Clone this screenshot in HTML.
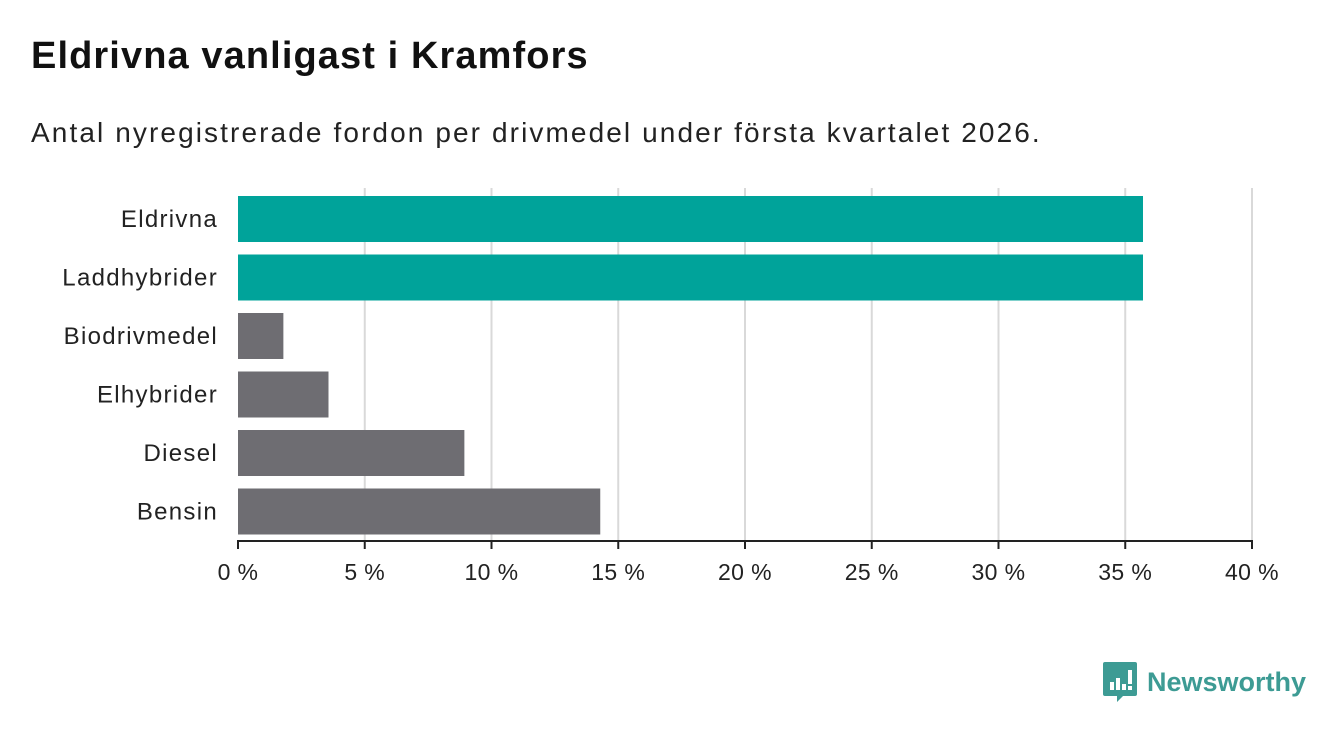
<!DOCTYPE html>
<html><head><meta charset="utf-8"><style>
body{margin:0;width:1340px;height:733px;background:#fff;font-family:"Liberation Sans",sans-serif;overflow:hidden;position:relative}
h1{position:absolute;left:31px;top:35px;margin:0;font-size:38px;font-weight:bold;color:#111;letter-spacing:1.1px}
.sub{position:absolute;left:31px;top:117px;font-size:28px;color:#222;letter-spacing:2.1px}
svg{position:absolute;left:0;top:0}
</style></head><body>
<h1>Eldrivna vanligast i Kramfors</h1>
<div class="sub">Antal nyregistrerade fordon per drivmedel under första kvartalet 2026.</div>
<svg id="chart" width="1340" height="733"></svg>
<div style="position:absolute;left:1103px;top:662px;display:flex;align-items:center">
<svg width="34" height="40" style="position:static" viewBox="0 0 34 40"><path d="M2 0h30a2 2 0 0 1 2 2v30a2 2 0 0 1-2 2H20l-6 6v-6H2a2 2 0 0 1-2-2V2a2 2 0 0 1 2-2z" fill="#3d9b94"/><rect x="7" y="20" width="4" height="8" fill="#fff"/><rect x="13" y="16" width="4" height="12" fill="#fff"/><rect x="19" y="22" width="4" height="6" fill="#fff"/><rect x="25" y="8" width="4" height="14" fill="#fff"/><rect x="25" y="24" width="4" height="4" fill="#fff"/></svg>
<span style="font-size:27px;font-weight:bold;color:#3d9b94;margin-left:10px">Newsworthy</span></div>
<script>
const categories=["Eldrivna","Laddhybrider","Biodrivmedel","Elhybrider","Diesel","Bensin"];
const values=[35.7,35.7,1.79,3.57,8.93,14.29];
const highlight=[true,true,false,false,false,false];
const ticks=[0,5,10,15,20,25,30,35,40];
const tickLabels=["0 %","5 %","10 %","15 %","20 %","25 %","30 %","35 %","40 %"];
const NS="http://www.w3.org/2000/svg",svg=document.getElementById("chart");
const x0=238,x1=1252,xs=v=>x0+(v/40)*(x1-x0);
const yTop=190,pitch=58.5,bh=46,ys=i=>yTop+6+i*pitch;
function mk(t,a){const e=document.createElementNS(NS,t);for(const k in a)e.setAttribute(k,a[k]);svg.appendChild(e);return e;}
ticks.forEach((t,i)=>{
 if(i>0){const g=mk("line",{x1:xs(t),x2:xs(t),y1:188,y2:541,stroke:"#d9d9d9","stroke-width":2});
 
 }
 const tk=mk("line",{x1:xs(t),x2:xs(t),y1:541,y2:549,stroke:"#222","stroke-width":2});
 
 
 const l=mk("text",{x:xs(t),y:580,"text-anchor":"middle","font-size":23,"letter-spacing":0.4,fill:"#222"});l.textContent=tickLabels[i];
 
 
});
categories.forEach((c,i)=>{
 const r=mk("rect",{x:x0,y:ys(i),width:xs(values[i])-x0,height:bh,fill:highlight[i]?"#00a39a":"#6e6d72"});
 
 
 const l=mk("text",{x:218,y:ys(i)+bh/2+8,"text-anchor":"end","font-size":24,"letter-spacing":1.3,fill:"#222"});l.textContent=c;
 
 
});
const ax=mk("line",{x1:x0-1,x2:x1+1,y1:541,y2:541,stroke:"#222","stroke-width":2});


</script>
</body></html>
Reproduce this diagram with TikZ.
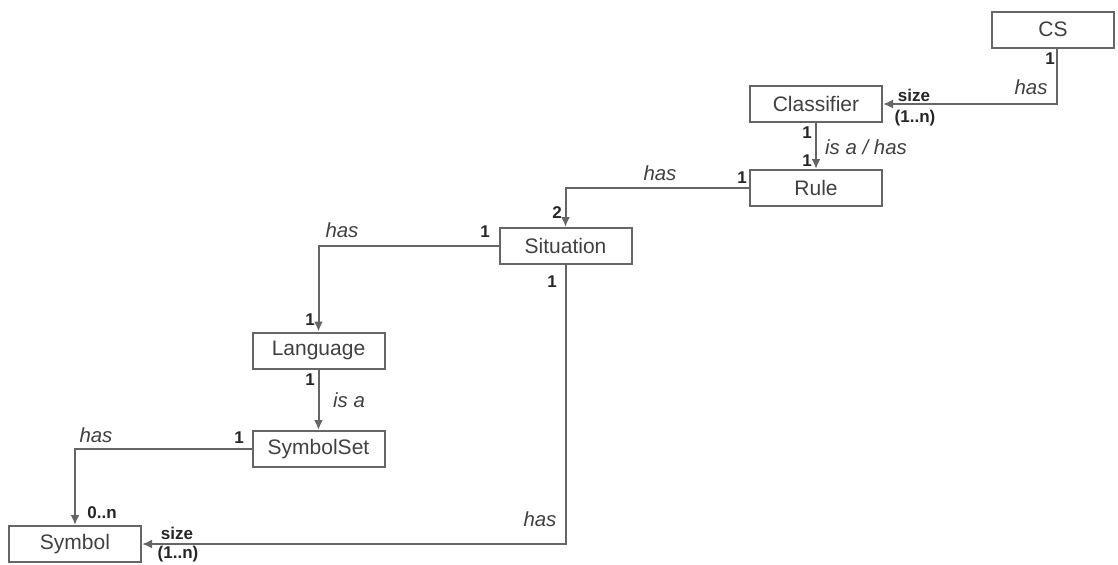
\documentclass[tikz,border=0pt]{standalone}
\usepackage{fontspec}
\setmainfont{Liberation Sans}
\usetikzlibrary{arrows.meta}

\definecolor{lncol}{gray}{0.4}
\definecolor{txtcol}{gray}{0.25}

\tikzset{
  box/.style={draw=lncol, line width=1pt, rectangle, minimum width=66pt, minimum height=18pt,
    inner sep=0pt, text=txtcol, font=\fontsize{10.5}{12}\selectfont},
  rel/.style={draw=lncol, line width=1pt, -{Latex[length=5pt,width=4.5pt]}},
  lbl/.style={inner sep=0pt, text=txtcol, font=\fontsize{10.2}{12}\selectfont\itshape},
  mult/.style={inner sep=0pt, text=black!85, font=\fontsize{8.5}{10}\selectfont\bfseries}
}

\begin{document}
\begin{tikzpicture}
  [x=0.5pt,y=-0.5pt]
  \useasboundingbox (0,0) rectangle (1118,564);

  \node[box, minimum width=61pt] (cs) at (1053,29.5) {CS};
  \node[box] (classifier) at (816,104) {Classifier};
  \node[box] (rule) at (816,188) {Rule};
  \node[box] (situation) at (565.5,246) {Situation};
  \node[box] (language) at (318.5,350.5) {Language};
  \node[box] (symbolset) at (318.5,449) {SymbolSet};
  \node[box] (symbol) at (75,544) {Symbol};

  \draw[rel] ([xshift=2pt]cs.south) |- (classifier.east);
  \draw[rel] (classifier.south) -- (rule.north);
  \draw[rel] (rule.west) -| (situation.north);
  \draw[rel] (situation.west) -| (language.north);
  \draw[rel] (language.south) -- (symbolset.north);
  \draw[rel] (symbolset.west) -| (symbol.north);
  \draw[rel] (situation.south) |- (symbol.east);

  % CS -> Classifier
  \node[mult] (m1) at (1050,59) {1};
  \node[lbl] (h1) at (1031,87) {has};
  \node[mult] (s1) at (914,95) {size};
  \node[mult] (n1) at (915,118) {(1..n)};
  % Classifier -> Rule
  \node[mult] (m2) at (807,133) {1};
  \node[mult] (m3) at (807,161) {1};
  \node[lbl] (h2) at (866,147) {is a / has};
  % Rule -> Situation
  \node[mult] (m4) at (742,178) {1};
  \node[lbl] (h3) at (660,173) {has};
  \node[mult] (m5) at (557,213) {2};
  % Situation -> Language
  \node[mult] (m6) at (485,232) {1};
  \node[lbl] (h4) at (342,230) {has};
  \node[mult] (m7) at (310,320) {1};
  % Language -> SymbolSet
  \node[mult] (m8) at (310,380) {1};
  \node[lbl] (h5) at (349,400) {is a};
  % SymbolSet -> Symbol
  \node[mult] (m9) at (239,438) {1};
  \node[lbl] (h6) at (96,435) {has};
  \node[mult] (m10) at (102,513) {0..n};
  % Situation -> Symbol
  \node[mult] (m11) at (552,282) {1};
  \node[lbl] (h7) at (540,519) {has};
  \node[mult] (s2) at (177,533) {size};
  \node[mult] (n2) at (178,554) {(1..n)};
\end{tikzpicture}
\end{document}
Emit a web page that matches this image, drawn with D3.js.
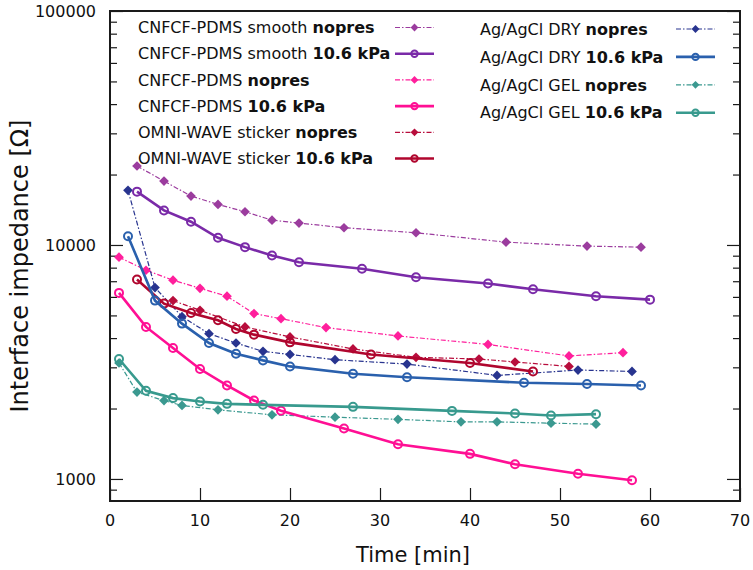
<!DOCTYPE html>
<html>
<head>
<meta charset="utf-8">
<script src="https://cdn.jsdelivr.net/npm/d3@7"></script>
<style>
  body { margin: 0; background: #fff; }
  svg { font-family: "DejaVu Sans", Verdana, sans-serif; }
</style>
</head>
<body>
<div id="chart"></div>
<script>
// time [min] / impedance [Ohm] per series
const smoothNopresT = [3, 6, 9, 12, 15, 18, 21, 26, 34, 44, 53, 59];
const smoothNopresZ = [21750, 18750, 16180, 14910, 13870, 12770, 12400, 11850, 11280, 10280, 9890, 9790];
const smoothPresT = [3, 6, 9, 12, 15, 18, 21, 28, 34, 42, 47, 54, 60];
const smoothPresZ = [16900, 14050, 12570, 10730, 9790, 9020, 8440, 7910, 7280, 6840, 6470, 6040, 5840];
const cnfcfNopresT = [1, 4, 7, 10, 13, 16, 19, 24, 32, 42, 51, 57];
const cnfcfNopresZ = [8870, 7800, 7070, 6530, 6040, 5090, 4840, 4435, 4085, 3757, 3355, 3465];
const cnfcfPresT = [1, 4, 7, 10, 13, 16, 19, 26, 32, 40, 45, 52, 58];
const cnfcfPresZ = [6240, 4465, 3628, 2950, 2510, 2165, 1955, 1642, 1408, 1280, 1156, 1053, 987];
const omniNopresT = [7, 10, 15, 20, 27, 34, 41, 45, 51];
const omniNopresZ = [5785, 5259, 4465, 4045, 3594, 3311, 3256, 3162, 3027];
const omniPresT = [3, 6, 9, 12, 14, 16, 20, 29, 40, 47];
const omniPresZ = [7115, 5616, 5123, 4764, 4375, 4138, 3835, 3405, 3130, 2881];
const dryNopresT = [2, 5, 8, 11, 14, 17, 20, 25, 33, 43, 52, 58];
const dryNopresZ = [17120, 6577, 4940, 4178, 3811, 3510, 3405, 3233, 3098, 2770, 2921, 2881];
const dryPresT = [2, 5, 8, 11, 14, 17, 20, 27, 33, 46, 53, 59];
const dryPresZ = [10900, 5785, 4612, 3811, 3430, 3212, 3027, 2817, 2721, 2577, 2545, 2510];
const gelNopresT = [1, 3, 6, 8, 12, 18, 25, 32, 39, 43, 49, 54];
const gelNopresZ = [3130, 2351, 2163, 2061, 1974, 1880, 1837, 1798, 1754, 1754, 1732, 1715];
const gelPresT = [1, 4, 7, 10, 13, 17, 27, 38, 45, 49, 54];
const gelPresZ = [3256, 2382, 2216, 2143, 2094, 2074, 2033, 1954, 1905, 1866, 1892];

const seriesNames = [
  ['CNFCF-PDMS smooth ', 'nopres'], ['CNFCF-PDMS smooth ', '10.6 kPa'],
  ['CNFCF-PDMS ', 'nopres'], ['CNFCF-PDMS ', '10.6 kPa'],
  ['OMNI-WAVE sticker ', 'nopres'], ['OMNI-WAVE sticker ', '10.6 kPa'],
  ['Ag/AgCl DRY ', 'nopres'], ['Ag/AgCl DRY ', '10.6 kPa'],
  ['Ag/AgCl GEL ', 'nopres'], ['Ag/AgCl GEL ', '10.6 kPa']
];
const xTicks = [0, 10, 20, 30, 40, 50, 60, 70];
const yTicks = [1000, 10000, 100000];

const colors = ['#9b3c9e', '#7a2aa8', '#ff1f9c', '#ff0f94', '#b80d3c', '#b0062e',
  '#28348f', '#2a60ad', '#3b9990', '#389a8e'];

const width = 753, height = 570;
const margin = {left: 110, right: 13, top: 11, bottom: 69};
const plotW = width - margin.left - margin.right;
const plotH = height - margin.top - margin.bottom;
const axisColor = '#1a1a1a';

const xScale = d3.scaleLinear().domain([0, 70]).range([0, plotW]);
const yScale = d3.scaleLog().domain([805, 100000]).range([plotH, 0]);

const series = [
  [smoothNopresT, smoothNopresZ], [smoothPresT, smoothPresZ],
  [cnfcfNopresT, cnfcfNopresZ], [cnfcfPresT, cnfcfPresZ],
  [omniNopresT, omniNopresZ], [omniPresT, omniPresZ],
  [dryNopresT, dryNopresZ], [dryPresT, dryPresZ],
  [gelNopresT, gelNopresZ], [gelPresT, gelPresZ]
].map(([t, z], i) => ({
  name: seriesNames[i],
  color: colors[i],
  pressed: i % 2 === 1,
  points: t.map((x, j) => ({x, y: z[j]}))
}));

const svg = d3.select('#chart').append('svg')
  .attr('width', width)
  .attr('height', height);

const g = svg.append('g')
  .attr('transform', `translate(${margin.left}, ${margin.top})`);

/* axes: left with labels, right mirrored, bottom with labels */
const minorTicks = [];
for (let d = 100; d <= 10000; d *= 10) {
  for (let k = 1; k <= 9; k++) {
    const v = d * k;
    if (v >= 805 && v <= 100000 && !yTicks.includes(v)) minorTicks.push(v);
  }
}

const leftAxis = g.append('g')
  .call(d3.axisRight(yScale).tickValues(yTicks).tickSize(13).tickFormat(''));
const leftMinor = g.append('g')
  .call(d3.axisRight(yScale).tickValues(minorTicks).tickSize(7).tickFormat(''));
const rightAxis = g.append('g')
  .attr('transform', `translate(${plotW}, 0)`)
  .call(d3.axisLeft(yScale).tickValues(yTicks).tickSize(13).tickFormat(''));
const rightMinor = g.append('g')
  .attr('transform', `translate(${plotW}, 0)`)
  .call(d3.axisLeft(yScale).tickValues(minorTicks).tickSize(7).tickFormat(''));
const bottomAxis = g.append('g')
  .attr('transform', `translate(0, ${plotH})`)
  .call(d3.axisTop(xScale).tickValues(xTicks).tickSize(13).tickFormat(''));

[leftAxis, leftMinor, rightAxis, rightMinor, bottomAxis].forEach(a => {
  a.select('.domain').remove();
  a.selectAll('line').attr('stroke', axisColor).attr('stroke-width', 1.2);
});

g.append('g').selectAll('text')
  .data(yTicks)
  .join('text')
  .attr('x', -14)
  .attr('y', d => yScale(d))
  .attr('dy', '0.36em')
  .attr('text-anchor', 'end')
  .attr('font-size', 16)
  .attr('fill', '#111')
  .text(d => d);

g.append('g').selectAll('text')
  .data(xTicks)
  .join('text')
  .attr('x', d => xScale(d))
  .attr('y', plotH + 25)
  .attr('text-anchor', 'middle')
  .attr('font-size', 16)
  .attr('fill', '#111')
  .text(d => d);

g.append('rect')
  .attr('width', plotW)
  .attr('height', plotH)
  .attr('fill', 'none')
  .attr('stroke', axisColor)
  .attr('stroke-width', 2);

svg.append('text')
  .attr('transform', `translate(28, 266) rotate(-90)`)
  .attr('text-anchor', 'middle')
  .attr('font-size', 24)
  .attr('fill', '#111')
  .text('Interface impedance [Ω]');

svg.append('text')
  .attr('x', 413)
  .attr('y', 562)
  .attr('text-anchor', 'middle')
  .attr('font-size', 21)
  .attr('fill', '#111')
  .text('Time [min]');

/* series */
const line = d3.line()
  .x(d => xScale(d.x))
  .y(d => yScale(d.y));

const diamond = d3.symbol().type(d3.symbolDiamond2);

function drawMarker(sel, s, scale) {
  if (s.pressed) {
    sel.append('circle')
      .attr('r', 4 * scale)
      .attr('fill', 'none')
      .attr('stroke', s.color)
      .attr('stroke-width', 2);
  } else {
    sel.append('path')
      .attr('d', diamond.size(60 * scale * scale)())
      .attr('fill', s.color);
  }
}

// thin dashed series first, thick pressed series on top
const order = [0, 2, 4, 6, 8, 1, 3, 5, 7, 9];
order.forEach(i => {
  const s = series[i];
  const sg = g.append('g');
  sg.append('path')
    .datum(s.points)
    .attr('d', line)
    .attr('fill', 'none')
    .attr('stroke', s.color)
    .attr('stroke-width', s.pressed ? 2.6 : 1.2)
    .attr('stroke-dasharray', s.pressed ? null : '5,2,1.5,2');
  s.points.forEach(p => {
    const m = sg.append('g')
      .attr('transform', `translate(${xScale(p.x)}, ${yScale(p.y)})`);
    drawMarker(m, s, 1);
  });
});

/* legend */
const legendCols = [
  {textX: 138, x0: 395, x1: 434, y0: 27.5, step: 26.2, items: [0, 1, 2, 3, 4, 5]},
  {textX: 480, x0: 676, x1: 715, y0: 29, step: 27.9, items: [6, 7, 8, 9]}
];

legendCols.forEach(col => {
  col.items.forEach((idx, k) => {
    const s = series[idx];
    const y = col.y0 + k * col.step;
    const t = svg.append('text')
      .attr('x', col.textX)
      .attr('y', y)
      .attr('dy', '0.36em')
      .attr('font-size', 16)
      .attr('fill', '#111');
    t.append('tspan').text(s.name[0]);
    t.append('tspan').attr('font-weight', 'bold').text(s.name[1]);

    svg.append('line')
      .attr('x1', col.x0)
      .attr('x2', col.x1)
      .attr('y1', y)
      .attr('y2', y)
      .attr('stroke', s.color)
      .attr('stroke-width', s.pressed ? 2.6 : 1.2)
      .attr('stroke-dasharray', s.pressed ? null : '5,2,1.5,2');
    const m = svg.append('g')
      .attr('transform', `translate(${(col.x0 + col.x1) / 2}, ${y})`);
    drawMarker(m, s, 0.8);
  });
});
</script>
</body>
</html>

## [GIVEN EXERCISE]
Report only how many lines in the entries contain "with".

## [ANSWER TO THIS EXERCISE]
3